O apoio dos companheiros foi fundamental na minha adaptação. Lembro de uma conversa que tive com o Rony. Ele também demorou para se firmar na equipe e me passou tranquilidade. Disse para eu seguir trabalhando forte que a minha sorte mudaria.

E não é que mudou mesmo? Depois que marquei contra o Vasco, um peso grande saiu dos meus ombros. Estava confiante de que, se tivesse a oportunidade de entrar contra o Santos, faria um bom jogo.

Felizmente, fiz mais do que um jogo bom. Acabei escolhido o Melhor Jogador da Partida que garantiu ao Palmeiras o bi da Libertadores. Ainda no Maracanã, entreguei o troféu para os meus pais. Sem o apoio deles e da minha filha, Manuela, não teria chegado tão longe.

Herói na decisão, Breno Lopes recebeu o prêmio de melhor jogador da final (Foto: Staff Images/Conmebol)

Claro que estou feliz com tudo o que vem acontecendo na minha vida, mas ainda não me sinto satisfeito.
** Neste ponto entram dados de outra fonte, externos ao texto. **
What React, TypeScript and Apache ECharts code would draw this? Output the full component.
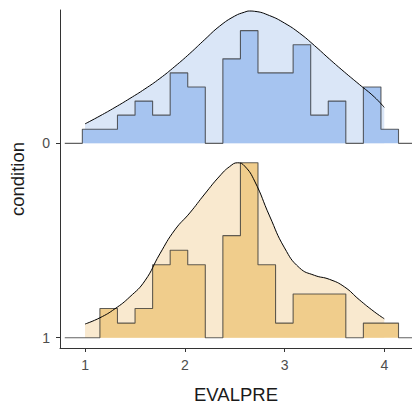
import React, { useEffect, useRef } from "react";
import * as echarts from "echarts";

// Rows from top to bottom
const conditions = ["0", "1"];
const rowBaselines = [1, 0];

// Histogram bins (EVALPRE)
const binStart = 0.973;
const binWidth = 0.1761;
const histCounts0 = [1, 1, 2, 3, 2, 5, 4, 0, 6, 8, 5, 5, 7, 2, 3, 0, 4, 1];
const histCounts1 = [0, 2, 1, 2, 5, 6, 5, 0, 7, 12, 5, 1, 3, 3, 3, 0, 1, 1];

// Kernel density estimates (relative units)
const densityX0 = [1.0, 1.15, 1.3, 1.45, 1.6, 1.75, 1.9, 2.05, 2.2, 2.35, 2.5, 2.6, 2.65, 2.7, 2.85, 3.0, 3.15, 3.3, 3.45, 3.6, 3.75, 3.9, 4.0];
const densityY0 = [19.5, 27.5, 36, 45, 54.5, 65, 77, 90, 104, 117.5, 127.5, 131.5, 132.6, 132.3, 128, 120.5, 110.5, 98, 84.5, 71.5, 59, 46.5, 36];
const densityX1 = [1.0, 1.15, 1.3, 1.45, 1.6, 1.75, 1.9, 2.05, 2.2, 2.35, 2.45, 2.53, 2.6, 2.7, 2.85, 3.0, 3.15, 3.3, 3.45, 3.6, 3.75, 3.9, 4.0];
const densityY1 = [13.7, 20, 29, 41, 57, 84, 108, 125, 144, 162, 171.5, 175.3, 172, 157, 122, 90, 70, 62.5, 58.5, 51, 38, 26, 19];

const xTicks = [1, 2, 3, 4];
const rowScale = 0.9;

const histFill = ["#a6c4f0", "#f0cd8c"];
const densFill = ["#dae6f7", "#f9e9cf"];

const sum = (a: number[]) => a.reduce((s, v) => s + v, 0);

export default function App() {
  const ref = useRef<HTMLDivElement>(null);

  useEffect(() => {
    if (!ref.current) return;
    const chart = echarts.init(ref.current, undefined, { renderer: "svg" });

    const counts = [histCounts0, histCounts1];
    const dX = [densityX0, densityX1];
    const dY = [densityY0, densityY1];
    const histMax = Math.max(...counts.map((c) => Math.max(...c) / sum(c)));
    const densMax = Math.max(...dY.map((d) => Math.max(...d)));

    const histPoints = (c: number[], base: number) => {
      const n = sum(c);
      const k = rowScale / histMax;
      const pts: number[][] = [
        [binStart - binWidth, base],
        [binStart, base],
      ];
      c.forEach((v, i) => {
        const h = base + (v / n) * k;
        pts.push([binStart + i * binWidth, h], [binStart + (i + 1) * binWidth, h]);
      });
      const end = binStart + c.length * binWidth;
      pts.push([end, base], [end + binWidth, base]);
      return pts;
    };

    const series: any[] = [];
    conditions.forEach((_, r) => {
      const base = rowBaselines[r];
      const dens = dX[r].map((x, i) => [x, base + (dY[r][i] / densMax) * rowScale]);
      series.push({
        type: "line",
        data: dens,
        smooth: 0.5,
        symbol: "none",
        lineStyle: { width: 0, opacity: 0 },
        areaStyle: { color: densFill[r], opacity: 1, origin: base },
        z: 1,
        silent: true,
      });
      series.push({
        type: "line",
        data: histPoints(counts[r], base),
        symbol: "none",
        lineStyle: { color: "rgba(45,45,45,0.75)", width: 1.1 },
        areaStyle: { color: histFill[r], opacity: 1, origin: base },
        z: 2,
        silent: true,
      });
      series.push({
        type: "line",
        data: dens,
        smooth: 0.5,
        symbol: "none",
        lineStyle: { color: "#000", width: 1 },
        z: 3,
        silent: true,
      });
    });

    chart.setOption({
      animation: false,
      textStyle: { fontFamily: "Liberation Sans, Arial, sans-serif" },
      grid: { left: 60, right: 0, top: 10, bottom: 57, outerBoundsMode: "none" },
      xAxis: {
        type: "value",
        min: 0.749,
        max: 4.278,
        name: "EVALPRE",
        nameLocation: "middle",
        nameGap: 37,
        nameTextStyle: { fontSize: 18.5, color: "#1a1a1a" },
        axisLine: { onZero: false, lineStyle: { color: "#333", width: 1 } },
        axisTick: { show: true, length: 4, customValues: xTicks, lineStyle: { color: "#333" } },
        axisLabel: { customValues: xTicks, fontSize: 14, color: "#4d4d4d", margin: 10 },
        splitLine: { show: false },
      },
      yAxis: {
        type: "value",
        min: -0.053,
        max: 1.686,
        name: "condition",
        nameLocation: "middle",
        nameGap: 33,
        nameTextStyle: { fontSize: 18.5, color: "#1a1a1a" },
        axisLine: { show: true, onZero: false, lineStyle: { color: "#333", width: 1 } },
        axisTick: { show: true, length: 4, customValues: rowBaselines, lineStyle: { color: "#333" } },
        axisLabel: {
          customValues: rowBaselines,
          fontSize: 14,
          color: "#4d4d4d",
          margin: 10,
          formatter: (v: number) => {
            const i = rowBaselines.findIndex((b) => Math.abs(b - v) < 1e-9);
            return i >= 0 ? conditions[i] : "";
          },
        },
        splitLine: { show: false },
      },
      series,
    });

    return () => chart.dispose();
  }, []);

  return (
    <div
      ref={ref}
      style={{ position: "absolute", left: 0, top: 0, width: 412, height: 405, background: "#fff" }}
    />
  );
}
Quero conquistar ainda mais títulos pelo Palmeiras e entrar de vez na história do clube.

Por que não sonhar? Há pouco mais de um ano, estava jogando a Série B. Hoje, sou bicampeão da América. Nada é impossível.

* Texto adaptado do original publicado na edição especial da Tríplice Coroa, lançada em abril de 2021.